DATA.
++++++++++

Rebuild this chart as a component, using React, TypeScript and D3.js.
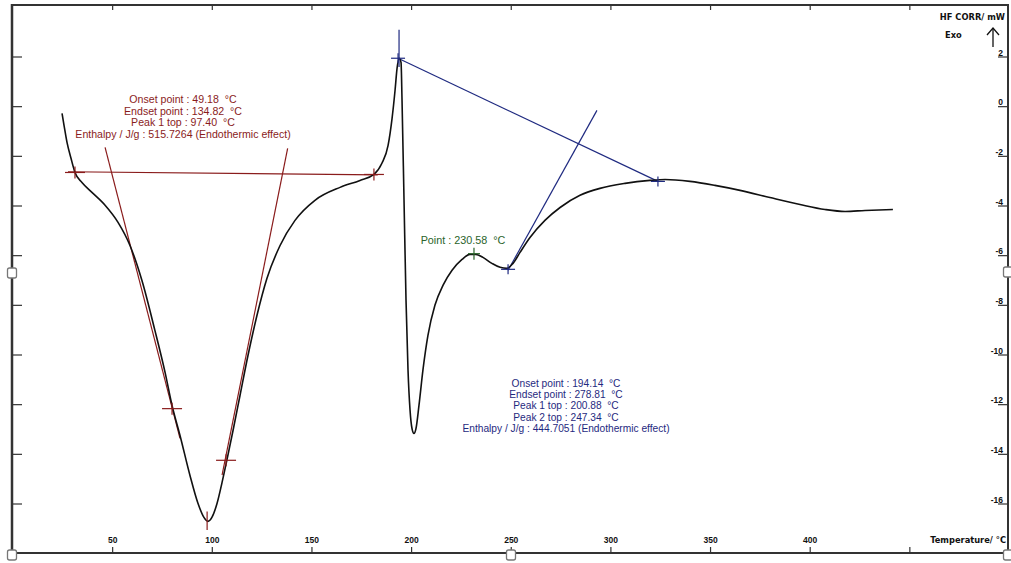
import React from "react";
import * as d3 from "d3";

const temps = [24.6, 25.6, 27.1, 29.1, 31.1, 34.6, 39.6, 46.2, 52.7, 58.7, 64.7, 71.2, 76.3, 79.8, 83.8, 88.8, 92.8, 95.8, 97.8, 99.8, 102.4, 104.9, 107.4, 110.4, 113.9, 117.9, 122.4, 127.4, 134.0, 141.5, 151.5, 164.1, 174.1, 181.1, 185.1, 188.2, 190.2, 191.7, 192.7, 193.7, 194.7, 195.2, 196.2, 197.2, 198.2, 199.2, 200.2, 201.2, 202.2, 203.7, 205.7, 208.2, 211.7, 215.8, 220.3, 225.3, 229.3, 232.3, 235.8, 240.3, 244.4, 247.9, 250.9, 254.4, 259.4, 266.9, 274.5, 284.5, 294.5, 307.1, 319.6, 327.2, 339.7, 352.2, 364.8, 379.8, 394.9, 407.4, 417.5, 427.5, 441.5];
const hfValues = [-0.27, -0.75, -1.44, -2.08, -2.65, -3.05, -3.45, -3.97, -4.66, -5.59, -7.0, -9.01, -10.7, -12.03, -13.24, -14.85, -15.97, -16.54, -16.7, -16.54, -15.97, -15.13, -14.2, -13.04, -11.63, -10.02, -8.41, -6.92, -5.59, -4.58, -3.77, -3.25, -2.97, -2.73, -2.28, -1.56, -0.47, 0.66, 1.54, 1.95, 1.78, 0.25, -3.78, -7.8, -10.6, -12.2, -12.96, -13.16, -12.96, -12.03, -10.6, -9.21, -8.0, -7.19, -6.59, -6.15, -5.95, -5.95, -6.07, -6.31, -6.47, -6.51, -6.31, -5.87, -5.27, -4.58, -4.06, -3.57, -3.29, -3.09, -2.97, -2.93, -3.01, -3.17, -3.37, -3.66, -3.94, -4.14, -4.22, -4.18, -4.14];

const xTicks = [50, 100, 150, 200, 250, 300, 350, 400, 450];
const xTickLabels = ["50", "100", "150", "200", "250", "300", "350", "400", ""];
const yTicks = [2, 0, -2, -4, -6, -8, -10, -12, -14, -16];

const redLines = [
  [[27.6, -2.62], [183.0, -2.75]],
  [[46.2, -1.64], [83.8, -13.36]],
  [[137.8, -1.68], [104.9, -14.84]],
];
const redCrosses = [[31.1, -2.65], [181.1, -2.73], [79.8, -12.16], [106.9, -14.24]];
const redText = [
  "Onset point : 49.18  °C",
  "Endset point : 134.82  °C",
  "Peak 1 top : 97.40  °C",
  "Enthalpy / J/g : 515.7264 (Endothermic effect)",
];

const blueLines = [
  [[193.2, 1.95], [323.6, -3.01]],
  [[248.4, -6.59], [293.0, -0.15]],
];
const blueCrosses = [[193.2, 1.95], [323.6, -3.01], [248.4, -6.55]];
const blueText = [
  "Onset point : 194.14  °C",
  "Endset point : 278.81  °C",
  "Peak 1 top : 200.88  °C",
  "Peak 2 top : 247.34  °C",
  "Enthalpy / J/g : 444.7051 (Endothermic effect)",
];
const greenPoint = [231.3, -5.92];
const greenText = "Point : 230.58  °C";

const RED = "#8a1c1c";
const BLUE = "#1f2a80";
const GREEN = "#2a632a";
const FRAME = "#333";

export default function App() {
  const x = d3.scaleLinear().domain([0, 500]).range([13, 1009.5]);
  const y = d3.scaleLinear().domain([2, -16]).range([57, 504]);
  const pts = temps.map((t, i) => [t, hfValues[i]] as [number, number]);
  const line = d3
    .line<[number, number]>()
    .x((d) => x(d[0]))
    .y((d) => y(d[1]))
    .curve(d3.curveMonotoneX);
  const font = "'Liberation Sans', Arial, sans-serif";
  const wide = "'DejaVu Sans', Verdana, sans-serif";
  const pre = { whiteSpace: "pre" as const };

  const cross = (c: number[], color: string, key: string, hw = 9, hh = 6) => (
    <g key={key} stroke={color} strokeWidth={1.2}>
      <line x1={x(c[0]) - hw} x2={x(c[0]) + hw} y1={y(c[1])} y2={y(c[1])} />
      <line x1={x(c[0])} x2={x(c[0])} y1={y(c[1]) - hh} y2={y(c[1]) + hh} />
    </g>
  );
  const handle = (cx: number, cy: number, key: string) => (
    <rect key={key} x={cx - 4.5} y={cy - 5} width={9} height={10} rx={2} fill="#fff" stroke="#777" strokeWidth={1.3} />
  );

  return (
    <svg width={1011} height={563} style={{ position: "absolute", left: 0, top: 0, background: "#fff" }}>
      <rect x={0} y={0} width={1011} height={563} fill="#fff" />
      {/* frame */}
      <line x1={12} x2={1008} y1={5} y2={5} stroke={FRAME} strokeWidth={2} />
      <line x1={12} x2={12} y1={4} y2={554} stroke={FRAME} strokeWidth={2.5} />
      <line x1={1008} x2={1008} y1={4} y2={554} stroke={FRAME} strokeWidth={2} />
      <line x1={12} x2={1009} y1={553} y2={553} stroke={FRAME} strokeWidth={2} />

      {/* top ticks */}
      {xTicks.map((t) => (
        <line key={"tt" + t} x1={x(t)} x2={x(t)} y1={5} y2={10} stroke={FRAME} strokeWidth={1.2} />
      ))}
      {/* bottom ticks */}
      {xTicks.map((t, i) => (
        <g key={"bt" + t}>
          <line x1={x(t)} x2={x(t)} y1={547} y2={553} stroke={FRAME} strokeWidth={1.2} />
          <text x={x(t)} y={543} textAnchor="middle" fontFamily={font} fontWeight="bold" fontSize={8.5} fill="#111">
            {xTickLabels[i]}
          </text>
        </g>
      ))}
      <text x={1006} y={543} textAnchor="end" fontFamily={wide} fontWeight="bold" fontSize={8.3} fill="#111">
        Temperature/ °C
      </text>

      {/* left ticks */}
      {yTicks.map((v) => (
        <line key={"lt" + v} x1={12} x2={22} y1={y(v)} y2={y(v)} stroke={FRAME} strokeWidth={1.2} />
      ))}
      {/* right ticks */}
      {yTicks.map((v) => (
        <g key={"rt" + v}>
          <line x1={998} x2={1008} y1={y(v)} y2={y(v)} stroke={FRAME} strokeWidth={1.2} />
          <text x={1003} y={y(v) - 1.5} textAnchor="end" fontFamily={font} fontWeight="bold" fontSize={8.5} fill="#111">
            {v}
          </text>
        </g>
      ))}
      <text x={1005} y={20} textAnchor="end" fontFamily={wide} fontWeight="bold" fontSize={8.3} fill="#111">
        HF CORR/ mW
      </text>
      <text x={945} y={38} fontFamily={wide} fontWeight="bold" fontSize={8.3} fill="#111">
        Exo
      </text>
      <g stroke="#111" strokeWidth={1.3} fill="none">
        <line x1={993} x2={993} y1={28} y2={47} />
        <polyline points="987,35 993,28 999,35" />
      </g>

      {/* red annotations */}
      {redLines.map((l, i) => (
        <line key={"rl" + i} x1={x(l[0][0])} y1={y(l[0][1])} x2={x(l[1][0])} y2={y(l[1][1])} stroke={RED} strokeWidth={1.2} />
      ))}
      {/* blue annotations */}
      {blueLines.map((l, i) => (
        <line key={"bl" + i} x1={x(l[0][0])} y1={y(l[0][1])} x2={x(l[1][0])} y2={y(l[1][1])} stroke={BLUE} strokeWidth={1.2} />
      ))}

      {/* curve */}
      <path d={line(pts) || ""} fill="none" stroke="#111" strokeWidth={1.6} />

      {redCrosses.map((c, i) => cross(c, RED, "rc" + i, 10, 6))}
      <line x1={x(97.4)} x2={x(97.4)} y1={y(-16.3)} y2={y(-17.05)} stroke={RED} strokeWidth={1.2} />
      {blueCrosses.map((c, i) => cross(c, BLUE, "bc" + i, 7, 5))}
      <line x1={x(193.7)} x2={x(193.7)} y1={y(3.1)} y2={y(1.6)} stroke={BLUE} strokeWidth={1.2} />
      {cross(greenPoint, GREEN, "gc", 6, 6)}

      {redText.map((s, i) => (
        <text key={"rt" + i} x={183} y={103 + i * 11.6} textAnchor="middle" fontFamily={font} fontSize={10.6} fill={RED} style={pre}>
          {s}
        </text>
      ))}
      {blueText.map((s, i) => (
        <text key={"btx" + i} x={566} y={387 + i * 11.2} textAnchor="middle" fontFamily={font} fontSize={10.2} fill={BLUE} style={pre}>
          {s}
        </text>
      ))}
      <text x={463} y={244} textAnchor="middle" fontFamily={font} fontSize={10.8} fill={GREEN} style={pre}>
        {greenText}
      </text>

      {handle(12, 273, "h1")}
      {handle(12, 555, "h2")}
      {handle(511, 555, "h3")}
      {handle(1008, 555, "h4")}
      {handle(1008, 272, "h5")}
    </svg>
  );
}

++++++++++

THE REQUEST.
With all pictures left out, please transcribe exactly the lines from the start of the material through the line with "import * as".

EXPECTED ANSWER.
Rebuild this chart as a component, using React, TypeScript and D3.js.
import React from "react";
import * as d3 from "d3";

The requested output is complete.